### SUPPLIED MATERIAL
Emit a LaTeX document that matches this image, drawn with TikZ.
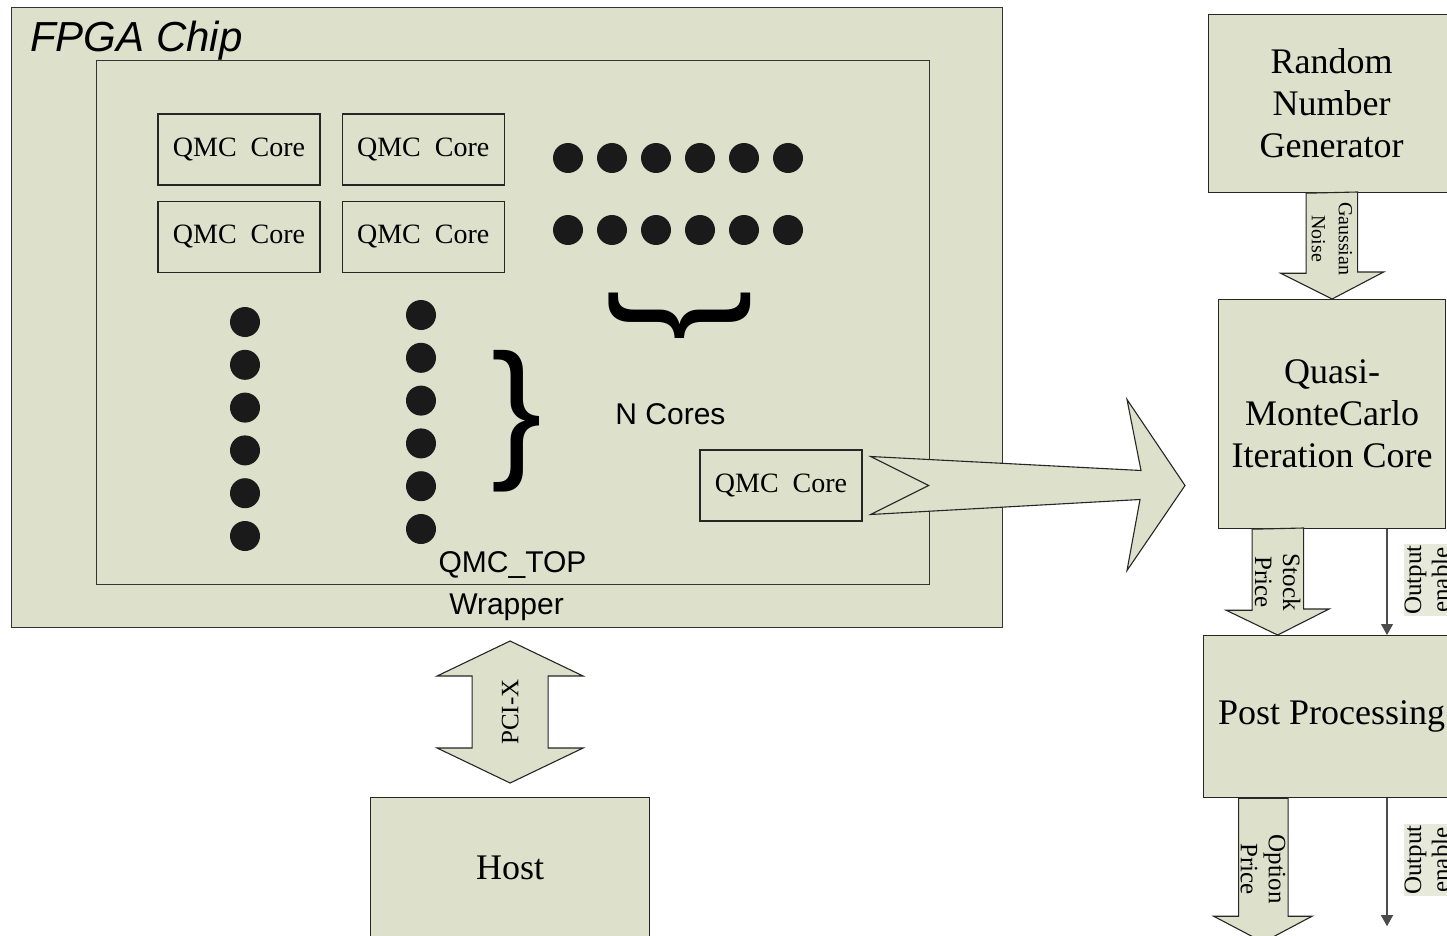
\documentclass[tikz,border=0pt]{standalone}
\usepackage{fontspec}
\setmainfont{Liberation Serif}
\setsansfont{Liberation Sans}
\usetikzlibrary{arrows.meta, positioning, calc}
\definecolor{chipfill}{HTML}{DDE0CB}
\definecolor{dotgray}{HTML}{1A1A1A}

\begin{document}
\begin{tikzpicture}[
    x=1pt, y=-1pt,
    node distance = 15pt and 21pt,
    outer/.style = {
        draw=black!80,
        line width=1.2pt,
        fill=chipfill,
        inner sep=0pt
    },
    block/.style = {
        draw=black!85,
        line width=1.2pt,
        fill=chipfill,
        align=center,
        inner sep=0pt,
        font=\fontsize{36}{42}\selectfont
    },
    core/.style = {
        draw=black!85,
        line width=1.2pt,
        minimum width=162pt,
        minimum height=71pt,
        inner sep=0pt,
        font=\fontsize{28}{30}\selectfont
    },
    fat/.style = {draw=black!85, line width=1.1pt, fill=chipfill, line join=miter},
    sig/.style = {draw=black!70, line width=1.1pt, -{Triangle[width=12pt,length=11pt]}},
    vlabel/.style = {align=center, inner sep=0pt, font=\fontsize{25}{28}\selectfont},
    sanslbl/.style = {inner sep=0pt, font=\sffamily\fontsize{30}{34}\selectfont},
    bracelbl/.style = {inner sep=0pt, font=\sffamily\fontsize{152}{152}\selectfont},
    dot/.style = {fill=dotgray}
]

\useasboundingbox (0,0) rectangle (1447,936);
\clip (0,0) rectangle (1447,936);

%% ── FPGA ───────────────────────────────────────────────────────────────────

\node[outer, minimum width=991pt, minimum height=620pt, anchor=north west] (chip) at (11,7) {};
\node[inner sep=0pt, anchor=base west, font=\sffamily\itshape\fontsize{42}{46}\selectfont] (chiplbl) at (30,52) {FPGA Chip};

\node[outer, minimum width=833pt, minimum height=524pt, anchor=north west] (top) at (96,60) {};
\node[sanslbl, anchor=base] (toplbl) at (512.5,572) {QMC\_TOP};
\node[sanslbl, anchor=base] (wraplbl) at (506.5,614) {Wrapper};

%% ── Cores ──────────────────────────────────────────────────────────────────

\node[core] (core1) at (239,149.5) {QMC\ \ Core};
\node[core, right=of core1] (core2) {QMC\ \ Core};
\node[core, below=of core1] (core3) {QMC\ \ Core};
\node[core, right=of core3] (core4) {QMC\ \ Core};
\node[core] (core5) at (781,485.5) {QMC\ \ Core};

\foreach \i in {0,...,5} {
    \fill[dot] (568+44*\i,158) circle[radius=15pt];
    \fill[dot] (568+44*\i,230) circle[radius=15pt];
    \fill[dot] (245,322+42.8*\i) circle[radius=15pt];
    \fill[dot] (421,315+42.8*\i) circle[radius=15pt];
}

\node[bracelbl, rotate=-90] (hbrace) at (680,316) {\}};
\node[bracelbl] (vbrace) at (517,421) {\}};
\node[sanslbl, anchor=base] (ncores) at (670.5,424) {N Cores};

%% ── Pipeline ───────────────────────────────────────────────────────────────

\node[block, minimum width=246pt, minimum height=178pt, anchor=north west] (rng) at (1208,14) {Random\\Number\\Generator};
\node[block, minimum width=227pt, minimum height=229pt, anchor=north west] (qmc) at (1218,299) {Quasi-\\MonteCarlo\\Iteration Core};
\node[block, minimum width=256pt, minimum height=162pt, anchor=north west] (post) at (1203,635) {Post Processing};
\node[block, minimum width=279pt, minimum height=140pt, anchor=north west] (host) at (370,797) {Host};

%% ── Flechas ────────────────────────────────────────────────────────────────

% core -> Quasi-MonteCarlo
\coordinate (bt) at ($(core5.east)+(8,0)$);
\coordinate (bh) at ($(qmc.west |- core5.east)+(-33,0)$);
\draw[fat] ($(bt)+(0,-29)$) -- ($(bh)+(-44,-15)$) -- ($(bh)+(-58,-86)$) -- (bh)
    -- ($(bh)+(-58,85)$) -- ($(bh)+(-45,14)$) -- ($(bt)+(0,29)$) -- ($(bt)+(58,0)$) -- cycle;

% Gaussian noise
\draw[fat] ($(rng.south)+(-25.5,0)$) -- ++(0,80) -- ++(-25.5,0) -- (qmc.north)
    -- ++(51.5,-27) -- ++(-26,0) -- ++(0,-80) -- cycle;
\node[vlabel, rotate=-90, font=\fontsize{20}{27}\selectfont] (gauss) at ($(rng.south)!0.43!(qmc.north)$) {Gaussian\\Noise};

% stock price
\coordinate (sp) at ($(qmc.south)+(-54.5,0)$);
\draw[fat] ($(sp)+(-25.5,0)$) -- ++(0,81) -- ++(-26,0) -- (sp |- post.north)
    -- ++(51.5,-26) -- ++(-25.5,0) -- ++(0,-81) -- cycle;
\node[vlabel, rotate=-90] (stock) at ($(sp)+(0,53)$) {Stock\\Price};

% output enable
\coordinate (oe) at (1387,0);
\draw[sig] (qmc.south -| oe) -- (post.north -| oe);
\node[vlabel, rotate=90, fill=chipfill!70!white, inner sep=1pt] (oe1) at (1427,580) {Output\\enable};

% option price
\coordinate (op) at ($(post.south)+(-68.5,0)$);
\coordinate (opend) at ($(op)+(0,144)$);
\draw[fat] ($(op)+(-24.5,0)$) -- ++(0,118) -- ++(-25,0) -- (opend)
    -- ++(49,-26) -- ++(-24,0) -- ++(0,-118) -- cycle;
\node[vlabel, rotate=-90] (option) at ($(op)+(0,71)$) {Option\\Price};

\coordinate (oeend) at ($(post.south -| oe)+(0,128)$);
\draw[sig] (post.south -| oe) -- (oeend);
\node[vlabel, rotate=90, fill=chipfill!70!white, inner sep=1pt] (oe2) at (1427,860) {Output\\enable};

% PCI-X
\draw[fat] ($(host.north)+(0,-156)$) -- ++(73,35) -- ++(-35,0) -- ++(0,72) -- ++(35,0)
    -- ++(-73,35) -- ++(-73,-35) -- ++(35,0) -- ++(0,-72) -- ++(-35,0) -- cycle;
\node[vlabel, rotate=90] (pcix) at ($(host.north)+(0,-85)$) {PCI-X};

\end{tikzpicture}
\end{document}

### WHAT THE TASK REQUIRES
Skip the pictures, then retype every line above exactly.

### FULL SOLUTION
Emit a LaTeX document that matches this image, drawn with TikZ.
\documentclass[tikz,border=0pt]{standalone}
\usepackage{fontspec}
\setmainfont{Liberation Serif}
\setsansfont{Liberation Sans}
\usetikzlibrary{arrows.meta, positioning, calc}
\definecolor{chipfill}{HTML}{DDE0CB}
\definecolor{dotgray}{HTML}{1A1A1A}

\begin{document}
\begin{tikzpicture}[
    x=1pt, y=-1pt,
    node distance = 15pt and 21pt,
    outer/.style = {
        draw=black!80,
        line width=1.2pt,
        fill=chipfill,
        inner sep=0pt
    },
    block/.style = {
        draw=black!85,
        line width=1.2pt,
        fill=chipfill,
        align=center,
        inner sep=0pt,
        font=\fontsize{36}{42}\selectfont
    },
    core/.style = {
        draw=black!85,
        line width=1.2pt,
        minimum width=162pt,
        minimum height=71pt,
        inner sep=0pt,
        font=\fontsize{28}{30}\selectfont
    },
    fat/.style = {draw=black!85, line width=1.1pt, fill=chipfill, line join=miter},
    sig/.style = {draw=black!70, line width=1.1pt, -{Triangle[width=12pt,length=11pt]}},
    vlabel/.style = {align=center, inner sep=0pt, font=\fontsize{25}{28}\selectfont},
    sanslbl/.style = {inner sep=0pt, font=\sffamily\fontsize{30}{34}\selectfont},
    bracelbl/.style = {inner sep=0pt, font=\sffamily\fontsize{152}{152}\selectfont},
    dot/.style = {fill=dotgray}
]

\useasboundingbox (0,0) rectangle (1447,936);
\clip (0,0) rectangle (1447,936);

%% ── FPGA ───────────────────────────────────────────────────────────────────

\node[outer, minimum width=991pt, minimum height=620pt, anchor=north west] (chip) at (11,7) {};
\node[inner sep=0pt, anchor=base west, font=\sffamily\itshape\fontsize{42}{46}\selectfont] (chiplbl) at (30,52) {FPGA Chip};

\node[outer, minimum width=833pt, minimum height=524pt, anchor=north west] (top) at (96,60) {};
\node[sanslbl, anchor=base] (toplbl) at (512.5,572) {QMC\_TOP};
\node[sanslbl, anchor=base] (wraplbl) at (506.5,614) {Wrapper};

%% ── Cores ──────────────────────────────────────────────────────────────────

\node[core] (core1) at (239,149.5) {QMC\ \ Core};
\node[core, right=of core1] (core2) {QMC\ \ Core};
\node[core, below=of core1] (core3) {QMC\ \ Core};
\node[core, right=of core3] (core4) {QMC\ \ Core};
\node[core] (core5) at (781,485.5) {QMC\ \ Core};

\foreach \i in {0,...,5} {
    \fill[dot] (568+44*\i,158) circle[radius=15pt];
    \fill[dot] (568+44*\i,230) circle[radius=15pt];
    \fill[dot] (245,322+42.8*\i) circle[radius=15pt];
    \fill[dot] (421,315+42.8*\i) circle[radius=15pt];
}

\node[bracelbl, rotate=-90] (hbrace) at (680,316) {\}};
\node[bracelbl] (vbrace) at (517,421) {\}};
\node[sanslbl, anchor=base] (ncores) at (670.5,424) {N Cores};

%% ── Pipeline ───────────────────────────────────────────────────────────────

\node[block, minimum width=246pt, minimum height=178pt, anchor=north west] (rng) at (1208,14) {Random\\Number\\Generator};
\node[block, minimum width=227pt, minimum height=229pt, anchor=north west] (qmc) at (1218,299) {Quasi-\\MonteCarlo\\Iteration Core};
\node[block, minimum width=256pt, minimum height=162pt, anchor=north west] (post) at (1203,635) {Post Processing};
\node[block, minimum width=279pt, minimum height=140pt, anchor=north west] (host) at (370,797) {Host};

%% ── Flechas ────────────────────────────────────────────────────────────────

% core -> Quasi-MonteCarlo
\coordinate (bt) at ($(core5.east)+(8,0)$);
\coordinate (bh) at ($(qmc.west |- core5.east)+(-33,0)$);
\draw[fat] ($(bt)+(0,-29)$) -- ($(bh)+(-44,-15)$) -- ($(bh)+(-58,-86)$) -- (bh)
    -- ($(bh)+(-58,85)$) -- ($(bh)+(-45,14)$) -- ($(bt)+(0,29)$) -- ($(bt)+(58,0)$) -- cycle;

% Gaussian noise
\draw[fat] ($(rng.south)+(-25.5,0)$) -- ++(0,80) -- ++(-25.5,0) -- (qmc.north)
    -- ++(51.5,-27) -- ++(-26,0) -- ++(0,-80) -- cycle;
\node[vlabel, rotate=-90, font=\fontsize{20}{27}\selectfont] (gauss) at ($(rng.south)!0.43!(qmc.north)$) {Gaussian\\Noise};

% stock price
\coordinate (sp) at ($(qmc.south)+(-54.5,0)$);
\draw[fat] ($(sp)+(-25.5,0)$) -- ++(0,81) -- ++(-26,0) -- (sp |- post.north)
    -- ++(51.5,-26) -- ++(-25.5,0) -- ++(0,-81) -- cycle;
\node[vlabel, rotate=-90] (stock) at ($(sp)+(0,53)$) {Stock\\Price};

% output enable
\coordinate (oe) at (1387,0);
\draw[sig] (qmc.south -| oe) -- (post.north -| oe);
\node[vlabel, rotate=90, fill=chipfill!70!white, inner sep=1pt] (oe1) at (1427,580) {Output\\enable};

% option price
\coordinate (op) at ($(post.south)+(-68.5,0)$);
\coordinate (opend) at ($(op)+(0,144)$);
\draw[fat] ($(op)+(-24.5,0)$) -- ++(0,118) -- ++(-25,0) -- (opend)
    -- ++(49,-26) -- ++(-24,0) -- ++(0,-118) -- cycle;
\node[vlabel, rotate=-90] (option) at ($(op)+(0,71)$) {Option\\Price};

\coordinate (oeend) at ($(post.south -| oe)+(0,128)$);
\draw[sig] (post.south -| oe) -- (oeend);
\node[vlabel, rotate=90, fill=chipfill!70!white, inner sep=1pt] (oe2) at (1427,860) {Output\\enable};

% PCI-X
\draw[fat] ($(host.north)+(0,-156)$) -- ++(73,35) -- ++(-35,0) -- ++(0,72) -- ++(35,0)
    -- ++(-73,35) -- ++(-73,-35) -- ++(35,0) -- ++(0,-72) -- ++(-35,0) -- cycle;
\node[vlabel, rotate=90] (pcix) at ($(host.north)+(0,-85)$) {PCI-X};

\end{tikzpicture}
\end{document}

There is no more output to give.